**Your objective**: Your task is to retype the lines between the line with "Rebuild this chart" and the line with "import * as", inclusive. Copy no pictures and no other lines.

>> BEGIN Input

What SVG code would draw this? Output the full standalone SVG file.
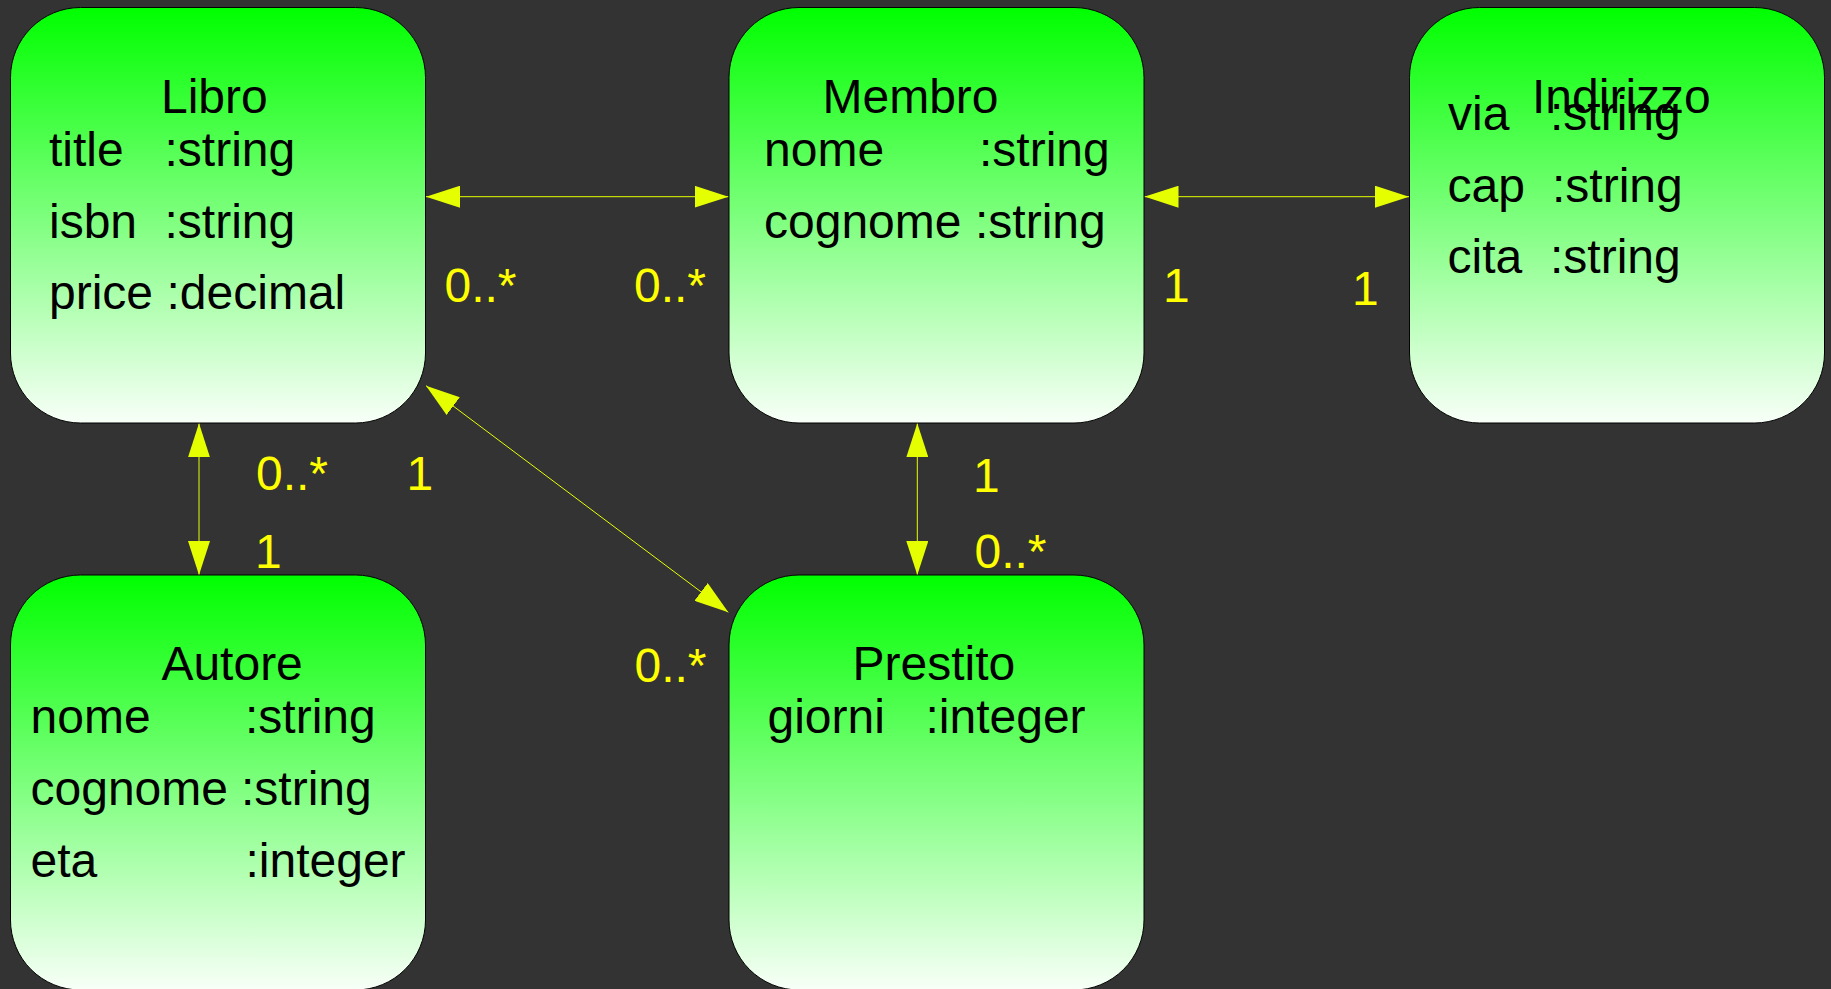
<svg xmlns="http://www.w3.org/2000/svg" width="1831" height="989" viewBox="0 0 1831 989">
<style>
text{font-family:"Liberation Sans",Arial,Helvetica,sans-serif;font-size:48px}
.box{fill:url(#g);stroke:#000;stroke-width:1}
.t{fill:#000}
.lbl{fill:#ffff00}
.edge{stroke:#e6ff00;stroke-width:1;fill:none;marker-start:url(#arr);marker-end:url(#arr)}
</style>
<defs>
<linearGradient id="g" x1="0" y1="0" x2="0" y2="1">
<stop offset="0" stop-color="#00ff00"/>
<stop offset="1" stop-color="#f8fff8"/>
</linearGradient>
<marker id="arr" viewBox="0 0 34 22" markerWidth="34" markerHeight="22" refX="34" refY="11" orient="auto-start-reverse" markerUnits="userSpaceOnUse">
<path d="M0,0 L34,11 L0,22 Z" fill="#e6ff00"/>
</marker>
</defs>
<rect width="1831" height="989" fill="#333333"/>
<g id="connectors">
<line class="edge" x1="426" y1="196.7" x2="728.5" y2="196.7"/>
<line class="edge" x1="1144.5" y1="196.7" x2="1409" y2="196.7"/>
<line class="edge" x1="199" y1="423.3" x2="199" y2="575"/>
<line class="edge" x1="917.3" y1="423.3" x2="917.3" y2="575"/>
<line class="edge" x1="426" y1="385.7" x2="728.3" y2="612.3"/>
</g>
<g id="labels">
<text class="lbl" x="444.5" y="302.3">0..*</text>
<text class="lbl" x="634" y="302.3">0..*</text>
<text class="lbl" x="1163" y="301.7">1</text>
<text class="lbl" x="1352" y="305">1</text>
<text class="lbl" x="256" y="490">0..*</text>
<text class="lbl" x="406.5" y="490">1</text>
<text class="lbl" x="255" y="568">1</text>
<text class="lbl" x="634.5" y="681.6">0..*</text>
<text class="lbl" x="973" y="492">1</text>
<text class="lbl" x="974.5" y="568">0..*</text>
</g>
<g id="Libro">
<rect class="box" x="10.5" y="7.5" width="415" height="415.5" rx="70" ry="70"/>
<text class="t" x="161" y="112.7">Libro</text>
<text class="t" x="49" y="165.7">title</text><text class="t" x="164.5" y="165.7">:string</text>
<text class="t" x="49" y="237.7">isbn</text><text class="t" x="164.5" y="237.7">:string</text>
<text class="t" x="49" y="309">price</text><text class="t" x="166.5" y="309">:decimal</text>
</g>
<g id="Membro">
<rect class="box" x="729" y="7.5" width="415" height="415.5" rx="70" ry="70"/>
<text class="t" x="822.5" y="112.7">Membro</text>
<text class="t" x="764" y="165.7">nome</text><text class="t" x="979" y="165.7">:string</text>
<text class="t" x="764" y="237.7">cognome</text><text class="t" x="975" y="237.7">:string</text>
</g>
<g id="Indirizzo">
<rect class="box" x="1409.5" y="7.5" width="415" height="415.5" rx="70" ry="70"/>
<text class="t" x="1532" y="112.7">Indirizzo</text>
<text class="t" x="1448" y="130">via</text><text class="t" x="1550" y="130">:string</text>
<text class="t" x="1447.5" y="201.7">cap</text><text class="t" x="1552" y="201.7">:string</text>
<text class="t" x="1447.5" y="273.3">cita</text><text class="t" x="1550" y="273.3">:string</text>
</g>
<g id="Autore">
<rect class="box" x="10.5" y="575" width="415" height="415" rx="70" ry="70"/>
<text class="t" x="161.4" y="680">Autore</text>
<text class="t" x="30.5" y="733">nome</text><text class="t" x="245" y="733">:string</text>
<text class="t" x="30.5" y="805">cognome</text><text class="t" x="241" y="805">:string</text>
<text class="t" x="30.5" y="876.5">eta</text><text class="t" x="245.5" y="876.5">:integer</text>
</g>
<g id="Prestito">
<rect class="box" x="729" y="575" width="415" height="415" rx="70" ry="70"/>
<text class="t" x="852.5" y="680">Prestito</text>
<text class="t" x="767.5" y="733">giorni</text><text class="t" x="925.5" y="733">:integer</text>
</g>
</svg>
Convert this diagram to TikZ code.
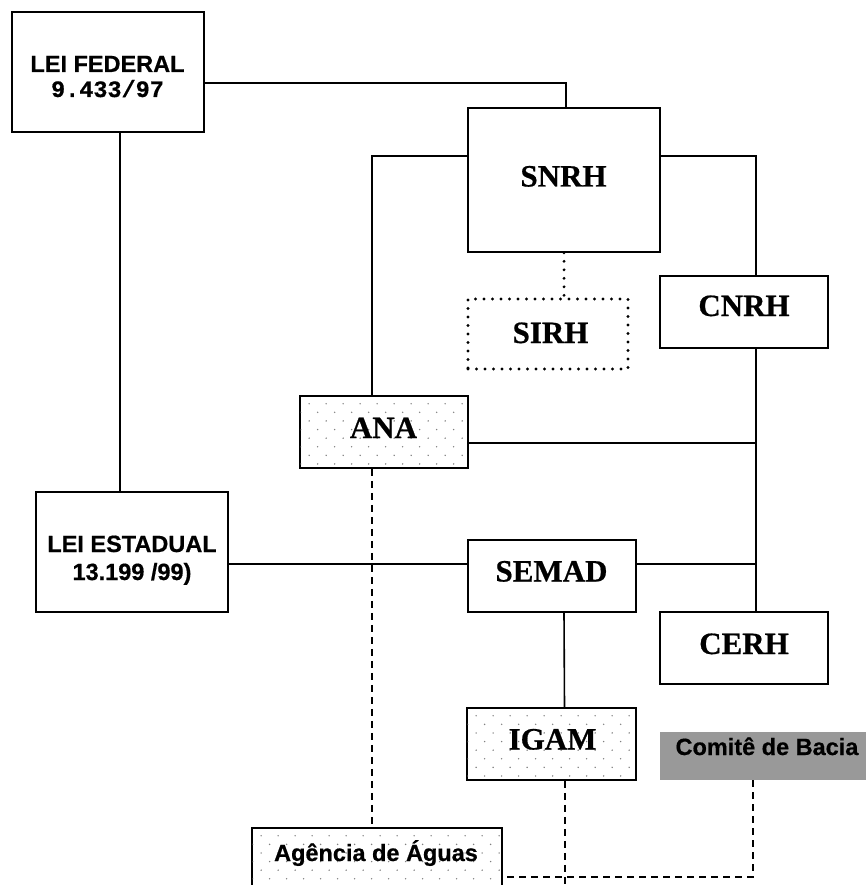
\documentclass[tikz,border=0pt]{standalone}
\usepackage{fontspec}
\setmainfont{Liberation Serif}[BoldFeatures={FakeBold=0.6}]
\newfontfamily\arialf{Liberation Sans}[BoldFeatures={FakeBold=0.6}]
\newfontfamily\courf{Liberation Mono}[BoldFeatures={FakeBold=0.6}]
\usetikzlibrary{calc}
\definecolor{stip}{gray}{0.5}
\definecolor{cbox}{gray}{0.6}
\tikzset{
  box/.style={draw, line width=1.7pt, fill=white, inner sep=0pt},
  dotbox/.style={draw, line width=3.2pt, line cap=round, dash pattern=on 0pt off 8.5pt, fill=white, inner sep=0pt},
  tx/.style={anchor=base, inner sep=0pt, font=\fontsize{31}{31}\selectfont\bfseries},
  ax/.style={anchor=base, inner sep=0pt, font=\arialf\fontsize{23.5}{23.5}\selectfont\bfseries},
  cx/.style={anchor=base, inner sep=0pt, font=\courf\fontsize{23.5}{23.5}\selectfont\bfseries},
  link/.style={line width=1.6pt},
  dashlink/.style={line width=1.5pt, dash pattern=on 7pt off 5pt},
  dotlink/.style={line width=3.2pt, line cap=round, dash pattern=on 0pt off 8.5pt}
}
\newcommand\stipple[1]{%
  \begin{scope}
    \clip ($(#1.north west)+(1.4,1.4)$) rectangle ($(#1.south east)+(-1.4,-1.4)$);
    \foreach \r in {0,...,12}{
      \pgfmathsetmacro\off{mod(\r,2)*8.5}
      \foreach \c in {0,...,15}{
        \fill[stip] ($(#1.north west)+(\c*17+\off+1.5,\r*8.6)$) circle (0.8pt);
      }
    }
  \end{scope}}
\begin{document}
\begin{tikzpicture}[x=1pt,y=-1pt]
\clip (0,0) rectangle (866,885);
\fill[white] (0,0) rectangle (866,885);
% boxes
\node[box, minimum width=192pt, minimum height=120pt] (lf) at (108,72) {};
\node[box, minimum width=192pt, minimum height=144pt] (snrh) at (564,180) {};
\node[dotbox, minimum width=160pt, minimum height=70pt] (sirh) at (548,334) {};
\node[box, minimum width=168pt, minimum height=72pt] (cnrh) at (744,312) {};
\node[box, minimum width=168pt, minimum height=72pt] (ana) at (384,432) {};
\node[box, minimum width=192pt, minimum height=120pt] (le) at (132,552) {};
\node[box, minimum width=168pt, minimum height=72pt] (semad) at (552,576) {};
\node[box, minimum width=168pt, minimum height=72pt] (cerh) at (744,648) {};
\node[box, minimum width=169pt, minimum height=72pt] (igam) at (551.5,744) {};
\node[fill=cbox, inner sep=0pt, minimum width=210pt, minimum height=48pt] (comite) at (765,756) {};
\node[box, minimum width=250pt, minimum height=72pt] (agencia) at (377,864) {};
\stipple{ana}
\stipple{igam}
\stipple{agencia}
% connectors
\draw[link] ($(lf.east)+(0,11)$) -| ($(snrh.north)+(2,0)$);
\draw[link] ($(lf.south)+(12,0)$) -- ($(le.north)+(-12,0)$);
\draw[link] ($(snrh.west)+(0,-24)$) -| ($(ana.north)+(-12,0)$);
\draw[link] ($(snrh.east)+(0,-24)$) -| ($(cnrh.north)+(12,0)$);
\draw[dotlink] (snrh.south) -- ($(sirh.north)+(16,0)$);
\coordinate (spine) at ($(cnrh.south)+(12,0)$);
\draw[link] (spine) -- ($(cerh.north)+(12,0)$);
\coordinate (anaR) at ($(ana.east)+(0,11)$);
\draw[link] (anaR) -- (anaR -| spine);
\coordinate (leR) at ($(le.east)+(0,12)$);
\draw[link] (leR) -- (leR -| semad.west);
\coordinate (semR) at ($(semad.east)+(0,-12)$);
\draw[link] (semR) -- (semR -| spine);
\draw[link] ($(semad.south)+(12,0)$) -- ($(igam.north)+(13,0)$);
\draw[dashlink] ($(ana.south)+(-12,0)$) -- ($(agencia.north)+(-5,0)$);
\coordinate (igamEnd) at (565,890);
\draw[dashlink] ($(igam.south)+(13.5,0)$) -- (igamEnd);
\coordinate (agR) at ($(agencia.east)+(0,13)$);
\draw[dashlink] ($(comite.south)+(-12,0)$) |- (agR);
% texts
\node[ax] (tlf) at (107.5,72) {LEI FEDERAL};
\node[cx] (tlfn) at (107.5,97) {9.433/97};
\node[tx] (tsnrh) at (563.5,186.5) {SNRH};
\node[tx] (tsirh) at (550.5,343) {SIRH};
\node[tx] (tcnrh) at (744,316) {CNRH};
\node[tx] (tana) at (383.5,438) {ANA};
\node[ax] (tle) at (132,552) {LEI ESTADUAL};
\node[ax] (tlen) at (132,580) {13.199 /99)};
\node[tx] (tsemad) at (551.5,581.5) {SEMAD};
\node[tx] (tcerh) at (744,654) {CERH};
\node[tx] (tigam) at (552.5,749.5) {IGAM};
\node[ax] (tcom) at (767,755) {Comitê de Bacia};
\node[ax] (tag) at (376,861) {Agência de Águas};
\end{tikzpicture}
\end{document}
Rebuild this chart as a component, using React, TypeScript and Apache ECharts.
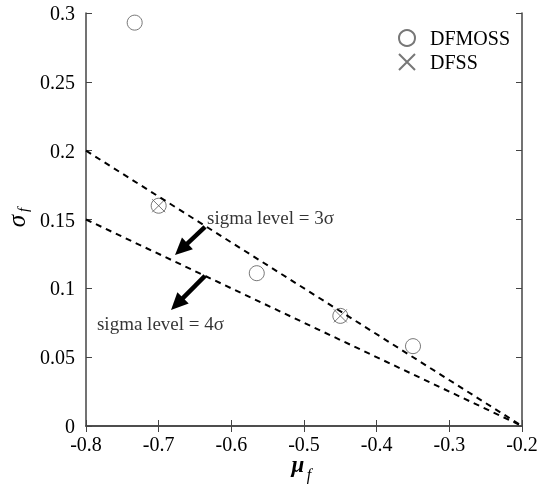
import React, { useEffect, useRef } from "react";
import * as echarts from "echarts";

const dfmossX = [-0.733, -0.7, -0.565, -0.45, -0.35];
const dfmossY = [0.293, 0.16, 0.111, 0.08, 0.058];
const dfssX = [-0.7, -0.45];
const dfssY = [0.16, 0.08];
const line3X = [-0.8, -0.2];
const line3Y = [0.2, 0];
const line4X = [-0.8, -0.2];
const line4Y = [0.15, 0];
// arrows: [tailX, tailY, tipX, tipY]
const arrows = [
  [-0.6362, 0.1446, -0.6775, 0.1242],
  [-0.6362, 0.109, -0.683, 0.0843],
];
const labelTexts = ["sigma level = 3σ", "sigma level = 4σ"];
const labelX = [-0.6335, -0.7849];
const labelY = [0.1518, 0.0748];

const FONT = "Liberation Serif";
const AX = "#444";

export default function App() {
  const ref = useRef<HTMLDivElement>(null);
  useEffect(() => {
    const chart = echarts.init(ref.current!, null, { renderer: "svg" });
    const pts = (xs: number[], ys: number[]) => xs.map((x, i) => [x, ys[i]]);
    chart.setOption({
      animation: false,
      textStyle: { fontFamily: FONT },
      grid: { left: 86, right: 17, top: 13, bottom: 60, outerBoundsMode: "none", containLabel: false },
      legend: {
        orient: "vertical",
        left: 393,
        top: 23,
        itemWidth: 16,
        itemHeight: 16,
        itemGap: 4,
        data: ["DFMOSS", "DFSS"],
        textStyle: { fontFamily: FONT, fontSize: 20, color: "#000", padding: [0, 0, 0, 10] },
      },
      graphic: [
        {
          type: "group",
          x: 16,
          y: 221,
          rotation: Math.PI / 2,
          children: [
            {
              type: "text",
              x: 0,
              y: 0,
              style: { text: "σ", fontSize: 25, fontStyle: "italic", fontFamily: FONT, fill: "#000", align: "center", verticalAlign: "middle" },
            },
            {
              type: "text",
              x: 11,
              y: 7,
              style: { text: "f", fontSize: 15, fontStyle: "italic", fontFamily: FONT, fill: "#000", align: "center", verticalAlign: "middle" },
            },
          ],
        },
        {
          type: "text",
          x: 298,
          y: 464,
          style: { text: "μ", fontSize: 23, lineHeight: 12, fontStyle: "italic", fontWeight: "bold", fontFamily: FONT, fill: "#000", align: "center", verticalAlign: "middle" },
        },
        {
          type: "text",
          x: 309,
          y: 474,
          style: { text: "f", fontSize: 16, lineHeight: 12, fontStyle: "italic", fontFamily: FONT, fill: "#000", align: "center", verticalAlign: "middle" },
        },
      ],
      xAxis: [
        {
          type: "value", min: -0.8, max: -0.2, interval: 0.1,
          axisLine: { lineStyle: { color: AX, width: 1.5 } },
          axisTick: { inside: true, length: 6, lineStyle: { color: AX } },
          axisLabel: { fontSize: 20, lineHeight: 17, color: "#000", fontFamily: FONT, margin: 9 },
          splitLine: { show: false },
        },
        {
          type: "value", position: "top", min: -0.8, max: -0.2, interval: 0.1,
          axisLine: { show: true, lineStyle: { color: AX, width: 1.5 } },
          axisTick: { show: true, inside: true, length: 6, lineStyle: { color: AX } },
          axisLabel: { show: false }, splitLine: { show: false },
        },
      ],
      yAxis: [
        {
          type: "value", min: 0, max: 0.3, interval: 0.05,
          axisLine: { show: true, lineStyle: { color: AX, width: 1.5 } },
          axisTick: { show: true, inside: true, length: 6, lineStyle: { color: AX } },
          axisLabel: { fontSize: 20, lineHeight: 16, color: "#000", fontFamily: FONT, margin: 11 },
          splitLine: { show: false },
        },
        {
          type: "value", position: "right", min: 0, max: 0.3, interval: 0.05,
          axisLine: { show: true, lineStyle: { color: AX, width: 1.5 } },
          axisTick: { show: true, inside: true, length: 6, lineStyle: { color: AX } },
          axisLabel: { show: false }, splitLine: { show: false },
        },
      ],
      series: [
        {
          name: "line3", type: "line", data: pts(line3X, line3Y), symbol: "none", silent: true,
          lineStyle: { color: "#000", width: 2, type: [6, 5] },
        },
        {
          name: "line4", type: "line", data: pts(line4X, line4Y), symbol: "none", silent: true,
          lineStyle: { color: "#000", width: 2, type: [6, 5] },
        },
        {
          name: "arrows", type: "custom", silent: true, clip: false,
          data: arrows,
          renderItem: (params: any, api: any) => {
            const t = api.coord([api.value(0), api.value(1)]);
            const h = api.coord([api.value(2), api.value(3)]);
            const dx = h[0] - t[0];
            const dy = h[1] - t[1];
            const len = Math.sqrt(dx * dx + dy * dy);
            const ux = dx / len;
            const uy = dy / len;
            const headLen = 17;
            const headHalf = 8;
            const bx = h[0] - ux * headLen;
            const by = h[1] - uy * headLen;
            const px = -uy;
            const py = ux;
            return {
              type: "group",
              children: [
                {
                  type: "line",
                  shape: { x1: t[0], y1: t[1], x2: bx + ux * 2, y2: by + uy * 2 },
                  style: { stroke: "#000", lineWidth: 4.5 },
                },
                {
                  type: "polygon",
                  shape: {
                    points: [
                      [h[0], h[1]],
                      [bx + px * headHalf, by + py * headHalf],
                      [bx - px * headHalf, by - py * headHalf],
                    ],
                  },
                  style: { fill: "#000" },
                },
              ],
            };
          },
        },
        {
          name: "DFMOSS", type: "scatter", data: pts(dfmossX, dfmossY), symbol: "circle", symbolSize: 15,
          itemStyle: { color: "rgba(0,0,0,0)", borderColor: "#555", borderWidth: 1 },
        },
        {
          name: "DFSS", type: "scatter", data: pts(dfssX, dfssY), symbol: "path://M0,0L10,10M10,0L0,10", symbolSize: 13,
          itemStyle: { color: "rgba(0,0,0,0)", borderColor: "#555", borderWidth: 1 },
        },
        {
          name: "labels", type: "scatter", symbolSize: 0, silent: true, clip: false,
          data: labelTexts.map((t, i) => ({ value: [labelX[i], labelY[i]], label: { formatter: t } })),
          label: { show: true, position: "right", distance: 0, fontSize: 19, color: "#000", fontFamily: FONT },
        },
      ],
    });
    return () => chart.dispose();
  }, []);
  return <div ref={ref} style={{ position: "fixed", left: 0, top: 0, width: 539, height: 486 }} />;
}
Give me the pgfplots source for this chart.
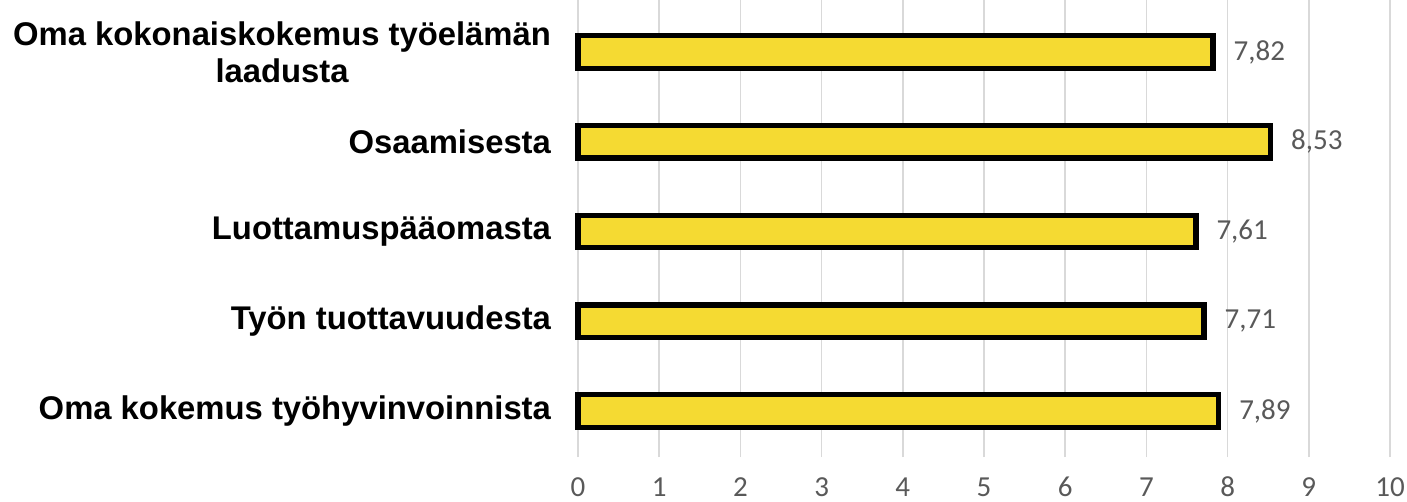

>> END Input

**Exercise output**:
Rebuild this chart as a component, using React, TypeScript and Apache ECharts.
import React, { useEffect, useRef } from "react";
import * as echarts from "echarts";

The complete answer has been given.